We see that the two-way determination of the Concept I cited from Hegel is here present in my table. He spoke of the universal determining itself through particularity to the singular, and said its complement is the rising of the singular by means of particularity to universality. According to Hegel, ʻeverything is a syllogismʼ in this way. But the value concept is not inherent to a specific thing (like ʻanimalityʼ is to a dog); its moments are materially distributed across money and commodities. The mediating moment between money as universal and the commodity as singular is particularization when the right amounts of value are equated in price. All commodities worth £3 are worth an identical £3, which shows that money is simply the universal concept, whereas commodities are the real world instantiations of value, each separately worth £3, and all together worth a multiple of this (that is, another particular amount, not a class of separate amounts).

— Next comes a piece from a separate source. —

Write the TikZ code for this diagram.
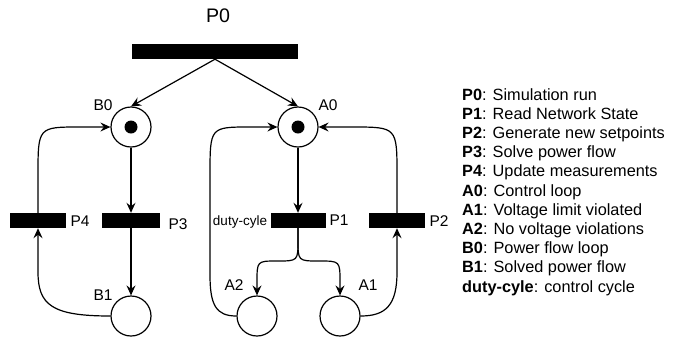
\documentclass[tikz,border=0pt]{standalone}
\usepackage{fontspec}
\setmainfont{Liberation Sans}
\usetikzlibrary{arrows.meta}
\begin{document}
\begin{tikzpicture}[x=1pt,y=-1pt,
 place/.style={circle,draw,line width=1.2pt,minimum size=40pt,inner sep=0pt},
 token/.style={circle,fill=black,minimum size=13pt,inner sep=0pt},
 bar/.style={fill=black,draw=none,inner sep=0pt,minimum height=15pt},
 conn/.style={line width=1.2pt,-{Stealth[length=10pt,width=9pt,inset=3.5pt]}},
 lbl/.style={font=\fontsize{15.5}{18}\selectfont,inner sep=0pt},
 leg/.style={font=\fontsize{16.3}{19}\selectfont,anchor=base west,inner sep=0pt}]
\useasboundingbox (0,0) rectangle (687,341);
% transitions
\node[bar,minimum width=166pt] (P0) at (215,51.5) {};
\node[bar,minimum width=56pt] (P4) at (38,220.5) {};
\node[bar,minimum width=58pt] (P3) at (131,220.5) {};
\node[bar,minimum width=55pt] (P1) at (298,220.5) {};
\node[bar,minimum width=56pt] (P2) at (397,220.5) {};
% places
\node[place] (B0) at (131,127) {};
\node[token] (B0t) at (B0) {};
\node[place] (A0) at (298,127) {};
\node[token] (A0t) at (A0) {};
\node[place] (B1) at (131,316) {};
\node[place] (A2) at (257,316) {};
\node[place] (A1) at (340,316) {};
% labels
\node[font=\fontsize{19.6}{22}\selectfont,inner sep=0pt] (lP0) at (218,16) {P0};
\node[lbl] (lB0) at (103,105) {B0};
\node[lbl] (lA0) at (328,105) {A0};
\node[lbl] (lB1) at (103,295) {B1};
\node[lbl] (lA2) at (234,285) {A2};
\node[lbl] (lA1) at (368,285) {A1};
\node[lbl] (lP4) at (80,221) {P4};
\node[lbl] (lP3) at (178,224) {P3};
\node[lbl] (lP1) at (339,220) {P1};
\node[lbl] (lP2) at (439,221) {P2};
\node[font=\fontsize{13.5}{16}\selectfont,inner sep=0pt,anchor=base] (ldc) at (240,225) {duty-cyle};
% connectors
\draw[conn] (P0.south) -- (B0.north);
\draw[conn] (P0.south) -- (A0.north);
\draw[conn] (B0.south) -- (P3.north);
\draw[conn] (P3.south) -- (B1.north);
\draw[conn] (B1.west) .. controls (52,316) and (38,305) .. (38,272) -- (P4.south);
\draw[conn] (P4.north) -- (38,175) .. controls (38,127) .. (80,127) -- (B0.west);
\draw[conn] (A0.south) -- (P1.north);
\draw[conn] (P1.south) -- (298,240) .. controls (298,261) .. (277,261) .. controls (257,261) .. (257,282) -- (A2.north);
\draw[conn] (P1.south) -- (298,240) .. controls (298,261) .. (319,261) .. controls (340,261) .. (340,282) -- (A1.north);
\draw[conn] (A2.west) .. controls (216,316) and (210,305) .. (210,275) -- (210,175) .. controls (210,127) .. (250,127) -- (A0.west);
\draw[conn] (A1.east) .. controls (386,316) and (397,305) .. (397,272) -- (P2.south);
\draw[conn] (P2.north) -- (397,175) .. controls (397,127) .. (352,127) -- (A0.east);
% legend
\node[leg] (g0) at (462,100) {\textbf{P0}: Simulation run};
\node[leg] (g1) at (462,119.2) {\textbf{P1}: Read Network State};
\node[leg] (g2) at (462,138.4) {\textbf{P2}: Generate new setpoints};
\node[leg] (g3) at (462,157.6) {\textbf{P3}: Solve power flow};
\node[leg] (g4) at (462,176.8) {\textbf{P4}: Update measurements};
\node[leg] (g5) at (462,196) {\textbf{A0}: Control loop};
\node[leg] (g6) at (462,215.2) {\textbf{A1}: Voltage limit violated};
\node[leg] (g7) at (462,234.4) {\textbf{A2}: No voltage violations};
\node[leg] (g8) at (462,253.6) {\textbf{B0}: Power flow loop};
\node[leg] (g9) at (462,272.8) {\textbf{B1}: Solved power flow};
\node[leg] (g10) at (462,292) {\textbf{duty-cyle}: control cycle};
\end{tikzpicture}
\end{document}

Money is the bearer of the pure concept of value, and as an amount of itself is its own measure; then the real determinacy of value is given in judgments of worth. To say ʻX is worth so much moneyʼ presupposes X is an empirical singular – for example, a coat – and its value conceptualization appears separately from it in an amount of money. The two-way movement from the conceptual to the real is mediated in the particularity of price. But for the coat to be elevated to a value, money must meet it half-way by appearing in an empirically applicable form; this requires a standard of price.
If a commodity is worth so much money, the universal constitutes it as value through its measure; schematized phenomenally it is the judgment of price – for example, ʻthis commodity is worth £3ʼ; price posits a commodity is value, and judging it by our standard gives its amount. Money has a peculiar dual existence. On the one hand, as ʻabsolute formʼ it sets itself against commodities as their most abstract determination, locating them in the value dimension, hence providing the form of measure; on the other hand actual valuations of commodities by money as it is present in their price form requires that money appear in a concrete shape that can be set equal to a commodity, as if it were a thing like them. It is important, then, that money as the form that makes commodities commensurable should be distinguished from the determinate standard of price – for example, gold coins, dollar bills, and so on. The provision of such a standard, and the practice of its use, then gener-ates the illusion money is just a numeraire. Money as a ʻpieceʼ of itself pretends to be something that has value (which may be claimed of gold, just to confuse things) rather than being the necessary form of value.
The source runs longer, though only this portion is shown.